Concerto Cristofori, Kendal Town Hall

ROBERT Burns, the national poet of Scotland, was born on January 25, 1759, and on that date, 258 years later, Kendal Midday Concert Club added its own celebration to the countless thousands of other events being held around the world. It was, for the club, an unusual, interestingly different venture and Concerto Cristofori was invited to host the occasion. This is an ensemble dedicated to period performance using period instruments and for this recital the musicians - the Reverend Cantor David Rome (tenor), George Clifford (violin), Ibrahim Aziz (cello) and Sharona Joshua (fortepiano) - proffered a programme of Auld Scottish Songs set by Haydn and Beethoven together with a small selection of instrumental works by those two composers.

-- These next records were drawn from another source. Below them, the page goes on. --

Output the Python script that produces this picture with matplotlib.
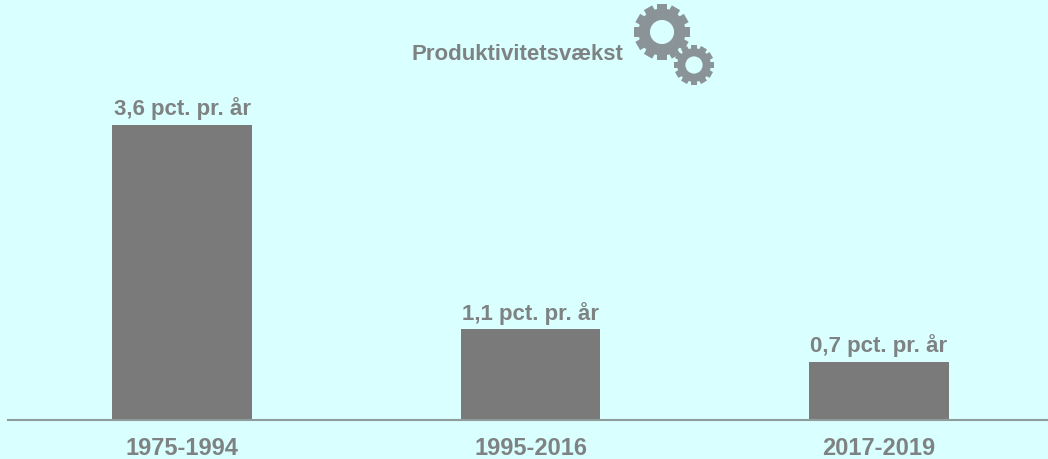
import matplotlib
matplotlib.use("Agg")
import matplotlib.pyplot as plt
from matplotlib.patches import Circle, Rectangle
from matplotlib.transforms import Affine2D

periods = ["1975-1994", "1995-2016", "2017-2019"]
growth = [3.6, 1.1, 0.7]
labels = ["3,6 pct. pr. år", "1,1 pct. pr. år", "0,7 pct. pr. år"]
title = "Produktivitetsvækst"

bg = "#d9ffff"
grey = "#7a7a7a"
textgrey = "#7f8282"
geargrey = "#8a9498"
plt.rcParams['font.family'] = ['Liberation Sans', 'DejaVu Sans']

fig = plt.figure(figsize=(10.48, 4.6), dpi=100, facecolor=bg)
ax = fig.add_axes([0, 40 / 460, 1, 1 - 40 / 460])
ax.set_facecolor(bg)
ax.bar(range(3), growth, width=0.4, color=grey)
ax.set_xlim((0 - 182) / 348.5, (1048 - 182) / 348.5)
ax.set_ylim(0, 420 / (294 / 3.6))

for i, lab in enumerate(labels):
    ax.annotate(lab, (i, growth[i]), xytext=(0, 4), textcoords="offset points",
                ha="center", va="bottom", fontsize=16, fontweight="bold", color=textgrey)

for s in ax.spines.values():
    s.set_visible(False)
ax.yaxis.set_visible(False)
ax.set_xticks(range(3), periods)
ax.tick_params(axis="x", length=0, pad=12, labelsize=17, labelcolor=textgrey)
for t in ax.get_xticklabels():
    t.set_fontweight("bold")
fig.add_artist(plt.Line2D([8 / 1048, 1], [39.5 / 460, 39.5 / 460], color="#8f9c9c", lw=1.5))

fig.text(517 / 1048, 1 - 54.5 / 460, title, ha="center", va="center",
         fontsize=16, fontweight="bold", color=textgrey)


# gear icons in pixel coordinates
def gear(cx, cy, r, teeth):
    pix = Affine2D().scale(1, -1).translate(0, 460)
    for k in range(teeth):
        tooth = Rectangle((cx - r * 0.17, cy - r), r * 0.34, r * 2, color=geargrey, lw=0,
                          transform=Affine2D().rotate_deg_around(cx, cy, k * 180 / teeth) + pix)
        fig.add_artist(tooth)
    fig.add_artist(Circle((cx, cy), r * 0.84, color=geargrey, lw=0, transform=pix))
    fig.add_artist(Circle((cx, cy), r * 0.43, color=bg, lw=0, transform=pix))


gear(662, 33, 28, 6)
gear(694, 66, 20, 6)

fig.savefig("out.png", dpi=100, facecolor=bg)
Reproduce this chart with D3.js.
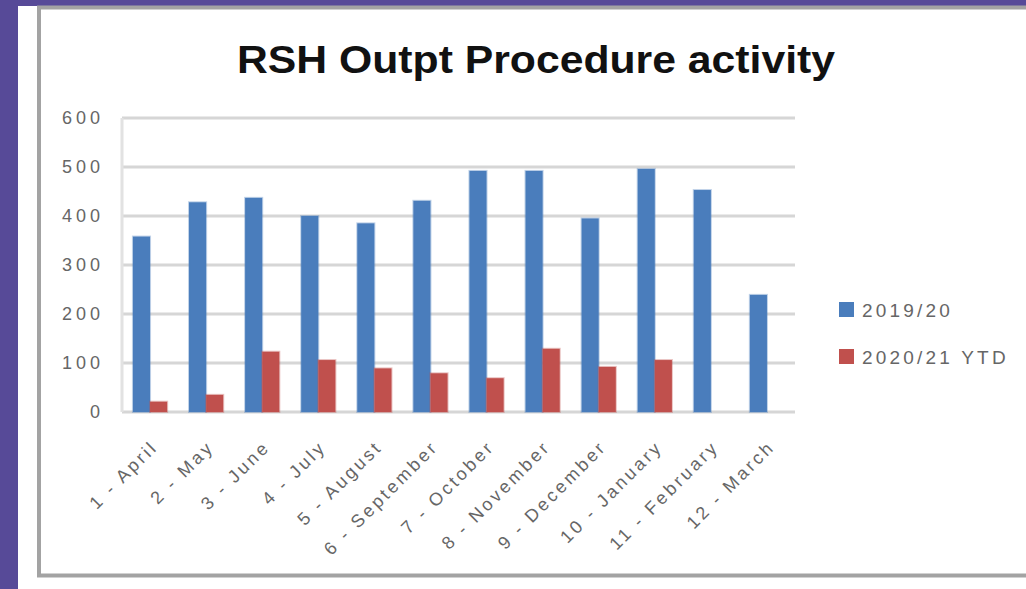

David Rome introduced the 13 songs, many of which had texts by Burns: he outlined their contents quite clearly with humour and much useful information. But when he came to sing them his problems were manifold. I found, for instance, a number of phrases in most of the songs to be outside his comfort zone - his tone became inhibited, his word projection impaired. I felt, too, that there was insufficient Scottish ‘folksy’ flavour about them; were they sometimes too refined?

His accompanying partners had mixed fortunes. Maybe the hall was too large for this kind of music-making; perhaps the traditional arrangement of instruments on stage was not quite right…because very occasionally the cello was too dominant, frequently the fortepiano was barely audible, a pity, because obviously there was first-class, sensitive music-making going on there.

The purely instrumental pieces fared much better. Movements from a Haydn Piano Trio and a Beethoven Violin Sonata and a solo fortepiano set of 5 variations by Beethoven received musicianly, clean-cut, classical interpretations. How remarkable is the difference between the tonal characteristics of the fortepiano and those of the modern piano! It is not easy to adjust to that difference - but so rewarding if it can be made.